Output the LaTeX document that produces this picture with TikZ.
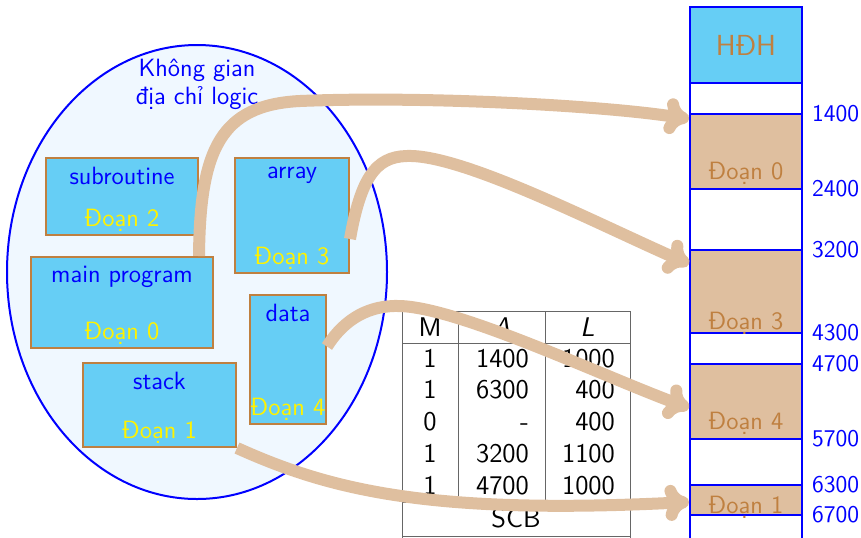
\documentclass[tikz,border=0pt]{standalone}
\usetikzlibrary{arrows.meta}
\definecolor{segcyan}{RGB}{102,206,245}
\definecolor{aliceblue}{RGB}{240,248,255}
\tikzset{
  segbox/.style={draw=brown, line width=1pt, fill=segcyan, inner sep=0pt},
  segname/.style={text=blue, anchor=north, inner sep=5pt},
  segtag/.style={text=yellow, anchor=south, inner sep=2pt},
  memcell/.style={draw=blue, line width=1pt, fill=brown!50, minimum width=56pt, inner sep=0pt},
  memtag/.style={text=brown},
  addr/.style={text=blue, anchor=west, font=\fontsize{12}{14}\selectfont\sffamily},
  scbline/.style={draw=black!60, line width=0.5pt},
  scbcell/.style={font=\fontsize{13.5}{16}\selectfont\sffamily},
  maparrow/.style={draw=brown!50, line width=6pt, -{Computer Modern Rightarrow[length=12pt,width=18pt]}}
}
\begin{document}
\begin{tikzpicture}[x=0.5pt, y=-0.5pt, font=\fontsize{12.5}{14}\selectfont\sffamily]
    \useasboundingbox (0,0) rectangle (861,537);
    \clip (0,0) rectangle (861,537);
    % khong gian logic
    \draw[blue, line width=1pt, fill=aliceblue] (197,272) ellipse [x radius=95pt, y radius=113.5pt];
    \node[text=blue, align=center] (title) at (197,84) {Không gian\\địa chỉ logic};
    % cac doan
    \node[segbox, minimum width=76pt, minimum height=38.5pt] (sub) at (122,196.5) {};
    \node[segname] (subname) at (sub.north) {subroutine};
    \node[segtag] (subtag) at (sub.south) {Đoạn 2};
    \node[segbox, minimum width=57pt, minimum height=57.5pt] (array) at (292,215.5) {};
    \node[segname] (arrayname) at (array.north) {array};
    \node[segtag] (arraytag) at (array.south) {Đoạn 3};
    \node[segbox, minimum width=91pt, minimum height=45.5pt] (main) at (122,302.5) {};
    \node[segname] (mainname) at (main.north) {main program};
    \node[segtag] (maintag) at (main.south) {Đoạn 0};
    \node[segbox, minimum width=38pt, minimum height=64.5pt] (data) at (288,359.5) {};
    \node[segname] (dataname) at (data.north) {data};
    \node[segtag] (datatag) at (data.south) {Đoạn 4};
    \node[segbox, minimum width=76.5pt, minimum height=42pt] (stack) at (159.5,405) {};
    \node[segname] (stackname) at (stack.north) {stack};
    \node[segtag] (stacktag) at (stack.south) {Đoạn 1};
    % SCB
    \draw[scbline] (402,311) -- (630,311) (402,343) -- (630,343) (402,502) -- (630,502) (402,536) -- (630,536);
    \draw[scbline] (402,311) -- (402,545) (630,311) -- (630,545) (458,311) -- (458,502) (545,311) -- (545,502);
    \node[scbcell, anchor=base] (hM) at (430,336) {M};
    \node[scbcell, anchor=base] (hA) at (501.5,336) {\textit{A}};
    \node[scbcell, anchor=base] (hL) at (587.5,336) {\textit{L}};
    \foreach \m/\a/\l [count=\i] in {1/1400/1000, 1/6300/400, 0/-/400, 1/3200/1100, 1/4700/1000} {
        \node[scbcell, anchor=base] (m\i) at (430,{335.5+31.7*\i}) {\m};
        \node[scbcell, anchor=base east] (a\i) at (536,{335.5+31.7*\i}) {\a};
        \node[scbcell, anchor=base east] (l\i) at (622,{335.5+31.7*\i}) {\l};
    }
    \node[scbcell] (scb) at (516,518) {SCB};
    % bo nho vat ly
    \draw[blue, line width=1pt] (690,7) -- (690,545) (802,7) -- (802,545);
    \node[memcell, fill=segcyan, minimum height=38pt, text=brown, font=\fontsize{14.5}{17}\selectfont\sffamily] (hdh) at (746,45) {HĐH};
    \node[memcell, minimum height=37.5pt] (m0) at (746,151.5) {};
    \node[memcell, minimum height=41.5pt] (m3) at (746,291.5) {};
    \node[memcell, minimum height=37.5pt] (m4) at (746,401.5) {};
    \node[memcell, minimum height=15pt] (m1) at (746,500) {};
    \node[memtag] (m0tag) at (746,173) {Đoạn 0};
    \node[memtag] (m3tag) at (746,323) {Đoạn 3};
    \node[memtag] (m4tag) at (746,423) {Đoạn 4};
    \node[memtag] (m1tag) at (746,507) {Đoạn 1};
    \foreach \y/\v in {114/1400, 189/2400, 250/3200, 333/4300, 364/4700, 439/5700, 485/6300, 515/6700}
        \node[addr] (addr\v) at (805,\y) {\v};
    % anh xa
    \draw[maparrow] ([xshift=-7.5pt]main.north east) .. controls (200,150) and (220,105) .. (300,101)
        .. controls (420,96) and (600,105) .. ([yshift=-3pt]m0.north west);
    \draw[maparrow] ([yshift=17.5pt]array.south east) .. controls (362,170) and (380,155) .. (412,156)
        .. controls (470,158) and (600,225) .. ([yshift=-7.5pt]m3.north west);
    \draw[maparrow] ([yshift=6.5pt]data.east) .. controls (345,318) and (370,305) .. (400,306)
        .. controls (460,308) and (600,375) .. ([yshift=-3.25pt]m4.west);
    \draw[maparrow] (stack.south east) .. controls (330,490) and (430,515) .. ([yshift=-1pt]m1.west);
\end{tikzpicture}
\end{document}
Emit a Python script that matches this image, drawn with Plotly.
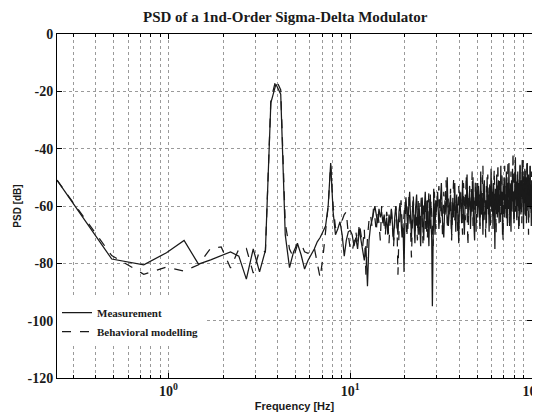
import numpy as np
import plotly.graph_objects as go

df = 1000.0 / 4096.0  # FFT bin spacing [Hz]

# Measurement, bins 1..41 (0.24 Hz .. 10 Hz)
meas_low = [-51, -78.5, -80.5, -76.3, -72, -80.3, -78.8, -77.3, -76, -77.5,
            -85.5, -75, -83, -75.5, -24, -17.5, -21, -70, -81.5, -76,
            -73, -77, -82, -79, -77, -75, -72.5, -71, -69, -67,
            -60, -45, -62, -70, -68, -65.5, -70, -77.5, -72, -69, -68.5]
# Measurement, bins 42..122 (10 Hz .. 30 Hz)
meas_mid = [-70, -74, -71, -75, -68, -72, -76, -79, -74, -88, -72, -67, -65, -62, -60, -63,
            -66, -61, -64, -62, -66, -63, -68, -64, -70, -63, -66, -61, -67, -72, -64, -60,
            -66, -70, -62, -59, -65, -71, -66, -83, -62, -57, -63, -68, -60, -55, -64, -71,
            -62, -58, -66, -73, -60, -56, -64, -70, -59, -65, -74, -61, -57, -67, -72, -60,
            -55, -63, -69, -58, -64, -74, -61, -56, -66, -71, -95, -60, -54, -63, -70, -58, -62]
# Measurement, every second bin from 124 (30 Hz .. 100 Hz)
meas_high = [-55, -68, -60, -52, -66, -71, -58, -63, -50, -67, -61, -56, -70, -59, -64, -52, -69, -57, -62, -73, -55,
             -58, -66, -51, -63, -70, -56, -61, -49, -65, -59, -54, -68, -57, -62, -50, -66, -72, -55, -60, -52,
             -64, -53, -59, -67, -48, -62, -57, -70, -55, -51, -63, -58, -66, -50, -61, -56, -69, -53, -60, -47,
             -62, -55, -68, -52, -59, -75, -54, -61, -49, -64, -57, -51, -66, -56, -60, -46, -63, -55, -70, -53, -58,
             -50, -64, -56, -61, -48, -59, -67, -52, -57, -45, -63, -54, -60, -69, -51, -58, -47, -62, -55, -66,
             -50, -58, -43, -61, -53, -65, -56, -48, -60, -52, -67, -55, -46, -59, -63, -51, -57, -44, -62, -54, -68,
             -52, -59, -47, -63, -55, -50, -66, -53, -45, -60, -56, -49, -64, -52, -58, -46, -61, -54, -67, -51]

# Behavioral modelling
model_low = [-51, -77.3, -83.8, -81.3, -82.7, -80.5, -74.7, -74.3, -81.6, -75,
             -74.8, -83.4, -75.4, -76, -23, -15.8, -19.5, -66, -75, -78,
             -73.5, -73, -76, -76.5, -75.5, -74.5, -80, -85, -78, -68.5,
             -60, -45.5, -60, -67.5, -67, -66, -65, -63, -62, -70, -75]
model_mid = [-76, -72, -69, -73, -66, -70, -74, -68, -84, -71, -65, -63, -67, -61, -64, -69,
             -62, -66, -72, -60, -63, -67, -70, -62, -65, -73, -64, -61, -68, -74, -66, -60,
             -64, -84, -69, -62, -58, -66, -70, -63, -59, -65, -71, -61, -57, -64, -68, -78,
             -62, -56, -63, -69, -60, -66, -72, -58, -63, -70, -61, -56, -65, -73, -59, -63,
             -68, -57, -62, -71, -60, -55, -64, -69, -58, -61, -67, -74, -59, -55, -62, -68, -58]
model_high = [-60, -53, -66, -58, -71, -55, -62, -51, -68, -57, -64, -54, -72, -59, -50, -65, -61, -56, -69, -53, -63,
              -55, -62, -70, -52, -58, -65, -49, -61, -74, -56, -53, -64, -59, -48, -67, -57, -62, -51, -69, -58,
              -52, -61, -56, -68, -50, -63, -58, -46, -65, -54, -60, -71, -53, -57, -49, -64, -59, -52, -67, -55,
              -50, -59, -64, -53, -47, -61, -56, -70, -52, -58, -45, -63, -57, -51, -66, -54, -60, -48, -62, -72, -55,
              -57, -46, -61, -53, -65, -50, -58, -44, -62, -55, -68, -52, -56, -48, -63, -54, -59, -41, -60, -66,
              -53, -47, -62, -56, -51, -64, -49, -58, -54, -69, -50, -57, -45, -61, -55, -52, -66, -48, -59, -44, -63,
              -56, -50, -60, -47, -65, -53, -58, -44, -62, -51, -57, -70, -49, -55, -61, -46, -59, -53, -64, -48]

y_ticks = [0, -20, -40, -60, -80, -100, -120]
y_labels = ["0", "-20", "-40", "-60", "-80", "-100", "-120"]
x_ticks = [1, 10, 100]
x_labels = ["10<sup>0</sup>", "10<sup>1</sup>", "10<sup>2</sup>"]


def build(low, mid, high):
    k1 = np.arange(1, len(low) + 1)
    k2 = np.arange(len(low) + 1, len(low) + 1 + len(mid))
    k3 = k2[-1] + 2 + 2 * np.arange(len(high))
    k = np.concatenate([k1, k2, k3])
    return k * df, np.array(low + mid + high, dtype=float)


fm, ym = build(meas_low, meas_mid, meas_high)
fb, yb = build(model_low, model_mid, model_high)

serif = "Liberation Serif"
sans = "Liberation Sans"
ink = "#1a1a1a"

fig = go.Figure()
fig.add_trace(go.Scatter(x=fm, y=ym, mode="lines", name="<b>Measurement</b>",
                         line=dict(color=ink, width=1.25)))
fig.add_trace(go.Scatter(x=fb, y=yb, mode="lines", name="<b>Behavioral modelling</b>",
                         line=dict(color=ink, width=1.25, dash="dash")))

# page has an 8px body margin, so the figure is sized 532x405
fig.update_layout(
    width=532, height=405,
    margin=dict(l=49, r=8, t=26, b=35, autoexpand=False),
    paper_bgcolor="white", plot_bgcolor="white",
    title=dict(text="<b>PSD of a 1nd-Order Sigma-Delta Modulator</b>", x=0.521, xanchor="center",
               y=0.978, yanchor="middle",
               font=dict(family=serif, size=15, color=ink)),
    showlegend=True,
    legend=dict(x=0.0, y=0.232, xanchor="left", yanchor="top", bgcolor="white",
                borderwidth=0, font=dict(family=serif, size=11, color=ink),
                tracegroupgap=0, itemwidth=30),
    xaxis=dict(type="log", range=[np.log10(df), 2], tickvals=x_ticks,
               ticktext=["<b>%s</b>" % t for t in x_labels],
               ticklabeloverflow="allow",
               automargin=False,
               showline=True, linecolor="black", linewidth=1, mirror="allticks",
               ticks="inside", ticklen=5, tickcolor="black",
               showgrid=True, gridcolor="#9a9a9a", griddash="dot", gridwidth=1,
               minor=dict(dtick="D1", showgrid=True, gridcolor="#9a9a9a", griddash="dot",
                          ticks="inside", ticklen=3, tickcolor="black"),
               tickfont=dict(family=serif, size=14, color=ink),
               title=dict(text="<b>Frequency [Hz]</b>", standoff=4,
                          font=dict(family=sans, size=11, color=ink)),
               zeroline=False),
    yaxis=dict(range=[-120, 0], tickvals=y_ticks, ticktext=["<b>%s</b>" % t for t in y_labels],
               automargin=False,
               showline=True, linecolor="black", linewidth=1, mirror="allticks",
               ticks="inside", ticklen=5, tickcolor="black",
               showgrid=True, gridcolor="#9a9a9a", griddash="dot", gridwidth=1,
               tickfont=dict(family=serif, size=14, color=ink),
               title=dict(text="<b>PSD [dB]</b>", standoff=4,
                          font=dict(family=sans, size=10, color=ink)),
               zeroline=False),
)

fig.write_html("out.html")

# # #

Problem details: Take only the lines above from the one that has "Emit a Python" through the one that has "df = 1000.0" and reproduce them exactly, omitting any pictures.

Solution for this exercise:
Emit a Python script that matches this image, drawn with Plotly.
import numpy as np
import plotly.graph_objects as go

df = 1000.0 / 4096.0  # FFT bin spacing [Hz]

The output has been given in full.